In their highly influential book describing behavioral economics, Nudge, Richard H. Thaler and Cass R. Sustein devote 2 pages to the notion of “bad nudges.” They describe a “nudge” as any aspect of the choice architecture that alters people’s behavior in a predictable way without forbidding any options or significantly changing their economic incentives. The classic example of a nudge is the decision of an employer to “opt‐​in” or “opt‐​out” employees from a 401(k) plan while allowing the employee to reverse that choice; the empirical evidence strongly suggests that opting employees into such plans dramatically raises 401(k) participation. Many parts of the book advocate for more deliberate choice architecture on the part of the government in order to “nudge” individuals in the social planner’s preferred direction.


Thaler and Sunstein provide short discussion and uncompelling examples of bad nudges. They correctly note “In offering supposedly helpful nudges, choice architects may have their own agendas. Those who favor one default rule over another may do so because their own economic interests are at stake.” (p. 239) With respect to nudges by the government, their view is “One question is whether we should worry even more about public choice architects than private choice architects. Maybe so, but we worry about both. On the face of it, it is odd to say that the public architects are always more dangerous than the private ones. After all, managers in the public sector have to answer to voters, and managers in the private sector have as their mandate the job of maximizing profits and share prices, not consumer welfare.”


In my recent work (with Jim Marton and Jeff Talbert), we show how bad nudges by public officials can work in practice through a compelling example from Kentucky. In 2012, Kentucky implemented Medicaid managed care statewide, auto‐​assigned enrollees to three plans, and allowed switching. This fits in with the “choice architecture” and “nudge” design described by Thaler and Sunstein. One of the three plans – called KY Spirit – was decidedly lower quality than the other two plans, especially in eastern Kentucky. For example, KY Spirit was not able to contract with the dominant health care provider in eastern Kentucky due to unsuccessful rate negotiations. KY Spirit’s difficulties in eastern Kentucky were widely reported in the press, so we would expect there to be greater awareness of differences in MCO provider network quality in that region.

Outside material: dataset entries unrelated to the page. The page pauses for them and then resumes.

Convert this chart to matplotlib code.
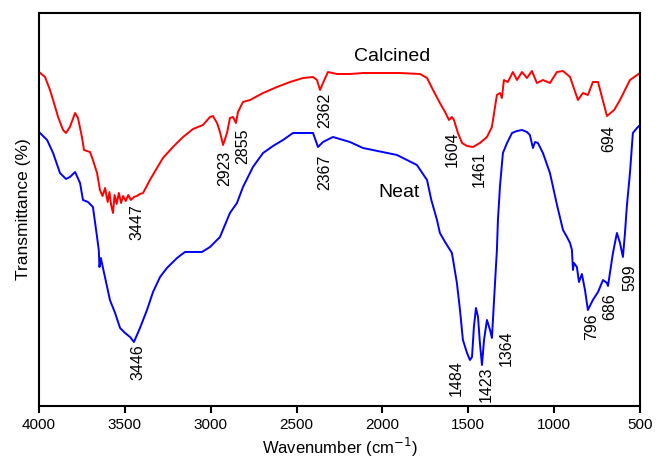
import matplotlib
matplotlib.use("Agg")
import matplotlib.pyplot as plt

plt.rcParams['font.family'] = ['Liberation Sans', 'DejaVu Sans']

# Calcined spectrum (wavenumber, transmittance a.u.)
calc_wn = [4000, 3965, 3936, 3918, 3889, 3860, 3843, 3820, 3790, 3773, 3750, 3738,
           3703, 3686, 3662, 3645,
           3630, 3615, 3600, 3590, 3580, 3569, 3560, 3548, 3535, 3522, 3510, 3495,
           3480, 3465, 3447, 3430, 3412, 3394, 3354, 3313, 3278, 3220, 3161, 3103,
           3045, 3004, 2987, 2963, 2946, 2928, 2905, 2888, 2870, 2853, 2841, 2812,
           2771, 2695, 2614, 2538, 2462, 2404, 2381, 2363, 2346, 2317, 2264, 2189,
           2113, 1900, 1781, 1740, 1705, 1665, 1635, 1612, 1595, 1583, 1560, 1536,
           1507, 1472, 1432, 1391, 1362, 1344, 1333, 1315, 1304, 1292,
           1269, 1240, 1216, 1187, 1158, 1129, 1100, 1065, 1024, 983, 948, 907,
           861, 832, 803, 774, 744, 721, 692, 650, 616, 558, 500]
calc_t = [334, 329, 316, 306, 289, 276, 273, 279, 293, 288, 269, 256,
          254, 246, 233, 216,
          210, 218, 204, 214, 201, 193, 211, 202, 213, 203, 210, 205,
          211, 206, 209, 210, 212, 213, 226, 238, 248, 259, 269, 277,
          281, 289, 290, 283, 274, 261, 273, 288, 289, 283, 294, 304,
          306, 313, 319, 324, 328, 329, 326, 316, 323, 334, 332, 332,
          333, 333, 332, 328, 316, 303, 294, 286, 289, 286, 273, 263,
          260, 259, 263, 269, 279, 299, 311, 313, 308, 326,
          324, 334, 326, 334, 328, 335, 323, 326, 323, 334, 335, 329,
          306, 313, 311, 324, 324, 309, 290, 296, 306, 326, 333]

# Neat spectrum
neat_wn = [4000, 3953, 3918, 3878, 3843, 3820, 3790, 3761, 3744, 3715, 3686, 3662,
           3652, 3648, 3640, 3616, 3587, 3557, 3528, 3499, 3470, 3447, 3412, 3371,
           3336, 3295, 3255, 3196, 3150, 3103, 3051, 3004, 2946, 2888, 2847, 2812,
           2754, 2695, 2637, 2579, 2521, 2462, 2404, 2375, 2346, 2288, 2189, 2113,
           1915, 1799, 1740, 1715, 1682, 1665, 1635, 1595, 1566, 1548, 1531, 1507,
           1490, 1478, 1467, 1455, 1443, 1432, 1420, 1408, 1391, 1373, 1362, 1344,
           1333, 1327, 1315, 1298, 1274, 1245, 1216, 1187, 1158, 1141, 1123, 1111,
           1094, 1065, 1024, 983, 948, 925, 907, 896, 890, 884, 867, 855,
           838, 820, 803, 774, 744, 715, 692, 686, 657, 634, 616, 599,
           587, 576, 558, 541, 517, 500]
neat_t = [274, 266, 253, 233, 227, 229, 234, 223, 206, 204, 199, 169,
          156, 139, 148, 129, 106, 93, 78, 73, 69, 64, 78, 96,
          114, 129, 138, 148, 154, 154, 154, 159, 169, 193, 203, 219,
          239, 253, 260, 266, 273, 273, 273, 259, 264, 269, 264, 258,
          251, 241, 226, 206, 186, 173, 164, 153, 123, 96, 66, 53,
          46, 49, 79, 98, 89, 63, 41, 66, 86, 76, 68, 123,
          156, 186, 220, 253, 263, 273, 275, 276, 274, 271, 258, 264,
          263, 253, 233, 201, 176, 169, 163, 156, 136, 143, 139, 124,
          132, 116, 96, 106, 114, 126, 123, 120, 153, 173, 163, 149,
          173, 200, 233, 273, 278, 281]

# peak labels: text, x, y
calc_labels = [("3447", 3429, 184), ("2923", 2917, 238), ("2855", 2812, 260),
               ("2362", 2334, 296), ("1604", 1595, 257), ("1461", 1437, 237),
               ("694", 680, 267)]
neat_labels = [("3446", 3423, 44), ("2367", 2334, 234), ("1484", 1571, 28),
               ("1423", 1397, 22), ("1364", 1280, 58), ("796", 779, 79),
               ("686", 675, 99), ("599", 558, 128)]

fig = plt.figure(figsize=(6.57, 4.66), dpi=100)
ax = fig.add_axes([0.0594, 0.1288, 0.9146, 0.8433])

ax.plot(calc_wn, calc_t, color='#ff0000', lw=1.4)
ax.plot(neat_wn, neat_t, color='#0000ff', lw=1.4)

for txt, x, y in calc_labels + neat_labels:
    ax.text(x, y, txt, rotation=90, ha='center', va='center', fontsize=11.5)

ax.text(1944, 349, "Calcined", ha='center', va='center', fontsize=14)
ax.text(1903, 213, "Neat", ha='center', va='center', fontsize=14)

ax.set_xlim(4000, 500)
ax.set_ylim(0, 393)
ax.set_xticks([4000, 3500, 3000, 2500, 2000, 1500, 1000, 500])
ax.set_yticks([])
ax.tick_params(axis='x', direction='out', length=5, width=1.5, labelsize=11)
for s in ax.spines.values():
    s.set_linewidth(1.5)

ax.set_xlabel("Wavenumber (cm$^{-1}$)", fontsize=12, labelpad=3)
ax.set_ylabel("Transmittance (%)", fontsize=12.5, labelpad=6)

fig.savefig("out.png", dpi=100)
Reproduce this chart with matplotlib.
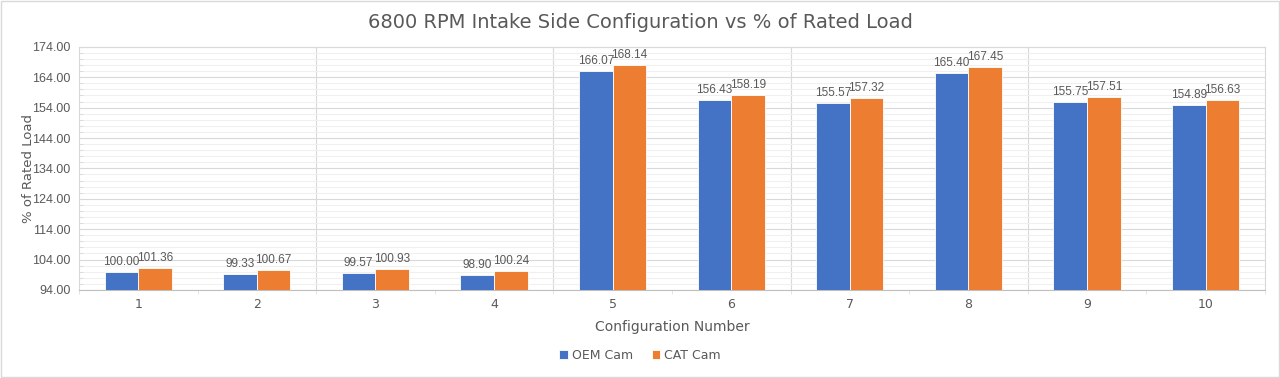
import numpy as np
import matplotlib.pyplot as plt
from matplotlib.patches import Rectangle
from matplotlib.ticker import MultipleLocator

configs = ['1', '2', '3', '4', '5', '6', '7', '8', '9', '10']
oem_cam = [100.00, 99.33, 99.57, 98.90, 166.07, 156.43, 155.57, 165.40, 155.75, 154.89]
cat_cam = [101.36, 100.67, 100.93, 100.24, 168.14, 158.19, 157.32, 167.45, 157.51, 156.63]
series_names = ['OEM Cam', 'CAT Cam']

colors = ['#4472C4', '#ED7D31']
text_color = '#595959'
bar_width = 0.283

fig = plt.figure(figsize=(12.8, 3.78), dpi=100)
ax = fig.add_axes([0.0617, 0.233, 0.9265, 0.643])

x = np.arange(len(configs))
for i, vals in enumerate([oem_cam, cat_cam]):
    offset = (i - 0.5) * bar_width
    bars = ax.bar(x + offset, vals, width=bar_width, color=colors[i],
                  edgecolor='white', linewidth=0.6, label=series_names[i], zorder=3)
    # data labels above each bar
    for b, v in zip(bars, vals):
        ax.text(b.get_x() + b.get_width() / 2, v + 1.3, f'{v:.2f}',
                ha='center', va='bottom', fontsize=8.5, color=text_color,
                family='Liberation Sans')

ax.set_xlim(-0.5, len(configs) - 0.5)
ax.set_ylim(94, 174)
ax.yaxis.set_minor_locator(MultipleLocator(2))
ax.set_yticks(np.arange(94, 175, 10))
ax.set_yticklabels([f'{v:.2f}' for v in np.arange(94, 175, 10)])
ax.set_xticks(x)
ax.set_xticklabels(configs)
for lbl in ax.get_yticklabels():
    lbl.set_family('Liberation Sans')

# vertical gridlines every 2 categories
ax.set_xticks(np.arange(-0.5, len(configs), 1), minor=True)
for xb in np.arange(1.5, len(configs) - 1, 2):
    ax.axvline(xb, color='#D9D9D9', linewidth=0.8, zorder=1)

ax.grid(axis='y', which='major', color='#D9D9D9', linewidth=0.8, zorder=1)
ax.grid(axis='y', which='minor', color='#F0F0F0', linewidth=0.8, zorder=1)

for side in ['top', 'right', 'left']:
    ax.spines[side].set_color('#D9D9D9')
ax.spines['bottom'].set_color('#BFBFBF')
ax.tick_params(axis='both', which='major', length=0, labelsize=9, colors=text_color, pad=6)
ax.tick_params(axis='y', which='minor', length=3, direction='in', color='#D9D9D9')
ax.tick_params(axis='x', which='minor', length=3, color='#E0E0E0')

ax.set_xlabel('Configuration Number', fontsize=10, color=text_color, labelpad=6)
ax.set_ylabel('% of Rated Load', fontsize=9.5, color=text_color)
ax.yaxis.set_label_coords(-0.037, 0.5)
fig.suptitle('6800 RPM Intake Side Configuration vs % of Rated Load',
             fontsize=14, color=text_color, y=0.965)

leg = fig.legend(loc='center', bbox_to_anchor=(0.5, 0.06), ncol=2, frameon=False,
                 fontsize=9, handlelength=0.7, handleheight=0.7, columnspacing=1.5,
                 handletextpad=0.3)
for t in leg.get_texts():
    t.set_color(text_color)

# light border around the chart area
fig.patches.append(Rectangle((0.001, 0.003), 0.998, 0.994, transform=fig.transFigure,
                             fill=False, edgecolor='#D9D9D9', linewidth=1))

fig.savefig('out.png', dpi=100)
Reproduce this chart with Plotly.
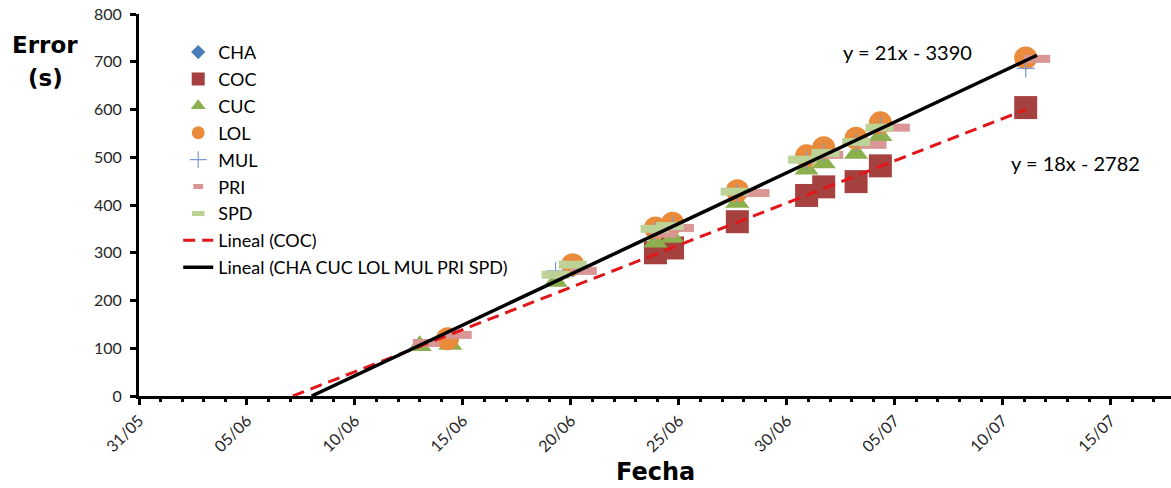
import numpy as np
import pandas as pd
import plotly.graph_objects as go

# ---- data -------------------------------------------------------------
CHA_dates = ["2013-06-14 07:00", "2013-06-20 02:00", "2013-06-23 22:00", "2013-06-24 17:00",
             "2013-06-27 17:00", "2013-06-30 22:00", "2013-07-01 17:00", "2013-07-03 05:00",
             "2013-07-04 08:00", "2013-07-11 01:30"]
CHA_vals = [118, 270, 348, 358, 426, 500, 515, 536, 574, 705]

COC_dates = ["2013-06-23 22:00", "2013-06-24 17:00", "2013-06-27 17:00", "2013-06-30 22:00",
             "2013-07-01 17:00", "2013-07-03 05:00", "2013-07-04 08:00", "2013-07-11 01:30"]
COC_vals = [300, 310, 365, 420, 438, 449, 482, 604]

CUC_dates = ["2013-06-13 00:00", "2013-06-14 10:00", "2013-06-19 07:00", "2013-06-23 22:00",
             "2013-06-24 17:00", "2013-06-27 17:00", "2013-06-30 22:00", "2013-07-01 17:00",
             "2013-07-03 05:00", "2013-07-04 08:00"]
CUC_vals = [105, 108, 240, 322, 332, 405, 475, 488, 508, 545]

LOL_dates = ["2013-06-14 07:00", "2013-06-20 02:00", "2013-06-23 22:00", "2013-06-24 17:00",
             "2013-06-27 17:00", "2013-06-30 22:00", "2013-07-01 17:00", "2013-07-03 05:00",
             "2013-07-04 08:00", "2013-07-11 01:30"]
LOL_vals = [120, 275, 352, 362, 430, 503, 520, 540, 572, 708]

MUL_dates = ["2013-06-19 07:00", "2013-06-23 22:00", "2013-06-24 17:00", "2013-06-27 17:00",
             "2013-06-30 22:00", "2013-07-01 17:00", "2013-07-03 05:00", "2013-07-04 08:00",
             "2013-07-11 01:30"]
MUL_vals = [262, 345, 356, 424, 494, 510, 530, 565, 686]

PRI_dates = ["2013-06-13 07:00", "2013-06-14 19:00", "2013-06-20 14:00", "2013-06-24 07:00",
             "2013-06-25 02:00", "2013-06-28 14:00", "2013-07-02 00:00", "2013-07-04 00:00",
             "2013-07-05 02:00", "2013-07-11 14:00"]
PRI_vals = [111, 128, 262, 340, 352, 425, 505, 526, 562, 706]

SPD_dates = ["2013-06-19 07:00", "2013-06-20 02:00", "2013-06-23 21:00", "2013-06-24 14:00",
             "2013-06-27 14:00", "2013-06-30 17:00", "2013-07-01 19:00", "2013-07-03 05:00",
             "2013-07-04 07:00"]
SPD_vals = [254, 275, 350, 356, 428, 495, 509, 532, 562]

EQ_ALL = "y = 21x - 3390"
EQ_COC = "y = 18x - 2782"

X_START = pd.Timestamp("2013-05-31")
X_END = pd.Timestamp("2013-07-17 19:00")

# ---- helpers ----------------------------------------------------------
DAY = pd.Timedelta(days=1)


def to_days(dates):
    return np.array([(pd.Timestamp(d) - X_START) / DAY for d in dates])


def trend(dates_list, vals_list):
    """Least-squares line, extended back to where it meets zero."""
    xd = np.concatenate([to_days(d) for d in dates_list])
    yv = np.concatenate([np.asarray(v, float) for v in vals_list])
    m, b = np.polyfit(xd, yv, 1)
    x0 = -b / m
    x1 = xd.max()
    xs = [X_START + x0 * DAY, X_START + x1 * DAY]
    ys = [m * x0 + b, m * x1 + b]
    return xs, ys


TXT = "Lato"
fig = go.Figure()

series = [
    ("CHA", CHA_dates, CHA_vals, dict(symbol="diamond", size=16, color="#4A7EBB"),
     dict(symbol="diamond", size=11, color="#4A7EBB")),
    ("COC", COC_dates, COC_vals, dict(symbol="square", size=23, color="#A5413E"),
     dict(symbol="square", size=13, color="#A5413E")),
    ("CUC", CUC_dates, CUC_vals, dict(symbol="triangle-up", size=21, color="#8DB04E"),
     dict(symbol="triangle-up", size=13, color="#8DB04E")),
    ("LOL", LOL_dates, LOL_vals, dict(symbol="circle", size=23, color="#E98B3A"),
     dict(symbol="circle", size=13, color="#E98B3A")),
    ("MUL", MUL_dates, MUL_vals, dict(symbol="cross-thin", size=13, line=dict(width=1.2, color="#7B9BD4")),
     dict(symbol="cross-thin", size=12, line=dict(width=1.2, color="#7B9BD4"))),
    ("PRI", PRI_dates, PRI_vals, dict(symbol="line-ew", size=19, line=dict(width=8, color="#D99694")),
     dict(symbol="line-ew", size=7, line=dict(width=5, color="#D99694"))),
    ("SPD", SPD_dates, SPD_vals, dict(symbol="line-ew", size=20, line=dict(width=8, color="#BDD297")),
     dict(symbol="line-ew", size=9, line=dict(width=5, color="#BDD297"))),
]

for name, d, v, mk, _ in series:
    fig.add_trace(go.Scatter(x=d, y=v, mode="markers", name=name, marker=mk,
                             showlegend=False, hoverinfo="x+y+name"))

# legend entries with compact symbols
for name, _, _, _, lmk in series:
    fig.add_trace(go.Scatter(x=[None], y=[None], mode="markers", name=name, marker=lmk,
                             legendgroup=name, showlegend=True))

xs, ys = trend([COC_dates], [COC_vals])
fig.add_trace(go.Scatter(x=xs, y=ys, mode="lines", name="Lineal (COC)", legendgroup="tc",
                         line=dict(color="#E0161B", width=3, dash="12px,7px")))

xs, ys = trend([CHA_dates, CUC_dates, LOL_dates, MUL_dates, PRI_dates, SPD_dates],
               [CHA_vals, CUC_vals, LOL_vals, MUL_vals, PRI_vals, SPD_vals])
fig.add_trace(go.Scatter(x=xs, y=ys, mode="lines", name="Lineal (CHA CUC LOL MUL PRI SPD)",
                         legendgroup="ta", line=dict(color="#000000", width=3.5)))

tick_font = dict(family=TXT, size=16, color="#262626")

fig.update_layout(
    width=1171, height=488,
    margin=dict(l=139, r=0, t=14, b=92),
    paper_bgcolor="white", plot_bgcolor="white",
    font=dict(family=TXT, size=16, color="#000000"),
    showlegend=True,
    legend=dict(x=0.038, y=0.948, xanchor="left", yanchor="top", bgcolor="rgba(0,0,0,0)",
                font=dict(family=TXT, size=18, color="#000000"), tracegroupgap=0.5,
                itemwidth=30),
    xaxis=dict(type="date", range=[X_START, X_END], showgrid=False, zeroline=False,
               showline=True, linecolor="black", linewidth=3,
               tick0=X_START, dtick=5 * 86400000, tickformat="%d/%m", tickangle=-45,
               ticks="outside", ticklen=6, tickwidth=3, tickcolor="black",
               tickfont=tick_font,
               minor=dict(ticks="outside", ticklen=3, tickwidth=3, tickcolor="black",
                          dtick=86400000, tick0=X_START)),
    yaxis=dict(range=[0, 800], dtick=100, showgrid=False, zeroline=False,
               showline=True, linecolor="black", linewidth=3,
               ticks="outside", ticklen=6, tickwidth=3, tickcolor="black",
               ticklabelstandoff=5, tickfont=tick_font),
    xaxis2=dict(type="date", range=[X_START, X_END], overlaying="x", side="bottom",
                showgrid=False, zeroline=False, showline=False, showticklabels=False,
                tick0=X_START, dtick=5 * 86400000, ticks="inside", ticklen=5, tickwidth=3,
                tickcolor="black"),
    yaxis2=dict(range=[0, 800], dtick=100, overlaying="y", side="left",
                showgrid=False, zeroline=False, showline=False, showticklabels=False,
                ticks="inside", ticklen=4, tickwidth=3, tickcolor="black"),
)

title_font = dict(family="DejaVu Sans", size=23, color="black")
fig.add_annotation(text="<b>Error</b>", xref="paper", yref="paper",
                   x=-0.091, y=0.919, xanchor="center", yanchor="middle", showarrow=False,
                   font=title_font)
fig.add_annotation(text="<b>(s)</b>", xref="paper", yref="paper",
                   x=-0.091, y=0.8325, xanchor="center", yanchor="middle", showarrow=False,
                   font=title_font)
fig.add_annotation(text="<b>Fecha</b>", xref="paper", yref="paper",
                   x=0.5, y=-0.198, xanchor="center", yanchor="middle", showarrow=False,
                   font=dict(family="DejaVu Sans", size=24, color="black"))
fig.add_annotation(text=EQ_ALL, xref="paper", yref="paper", x=0.745, y=0.9005,
                   xanchor="center", yanchor="middle", showarrow=False,
                   font=dict(family=TXT, size=20, color="black"))
fig.add_annotation(text=EQ_COC, xref="paper", yref="paper", x=0.907, y=0.61,
                   xanchor="center", yanchor="middle", showarrow=False,
                   font=dict(family=TXT, size=20, color="black"))

fig.write_html("out.html")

Given the virtually identical and non‐​existent financial differences across the three Medicaid plans (they were essentially free to Medicaid clients), the standard economic framework with rational consumers and trivial transaction costs would predict all enrollees would switch out of lower quality plans. In this case, it would suggest mass defections from KY Spirit. In contrast, the “nudge” framework suggests enrollees would be for more likely to remain in inferior plans. The nudge – in this case a bad nudge – worked. In each of the other two plans – both of higher quality – approximately 95% of those assigned to those plans stayed in them. For KY Spirit, the percentage was lower, but very far from the prediction of full‐​scale exit. Specifically, 57% of those assigned to KY Spirit remained enrolled in the plan in 2012, despite its well‐​documented problems. For sicker individuals, 44% remained in KY Spirit, despite the serious problems in accessing healthcare providers. Very few individuals who opted out of their assigned health plan made the active choice to enroll in KY Spirit, consistent with the notion of its low quality. Of more than 37,000 individuals in eastern Kentucky assigned to the other two health plans, slightly more than 100 actively moved into KY Spirit.


Why would public officials assign Medicaid enrollees to a low quality health care plan? After all, virtually all examples of government nudges in the Thaler and Sunstein book portray officials as steering clients in the right direction. In the Kentucky context, the underlying motivation appears to be program costs. The state paid different reimbursement rates to each of the three health plans, and most of the time, KY Spirit was the “low cost, low quality” plan. In reality, this “bad nudge” – from the Medicaid enrollee’s perspective – was a cost saving from the taxpayer’s point of view. Compare to an objective of maximizing the quality of plans for Medicaid enrollees, the actual plan assignment which included some “bad nudges” reduced program costs by approximately 5%.


Although policymakers might be applauded in this case for reigning in program costs through behavioral economics, it is far from the optimistic framework portrayed in Thaler and Sunstein about maximizing client interest.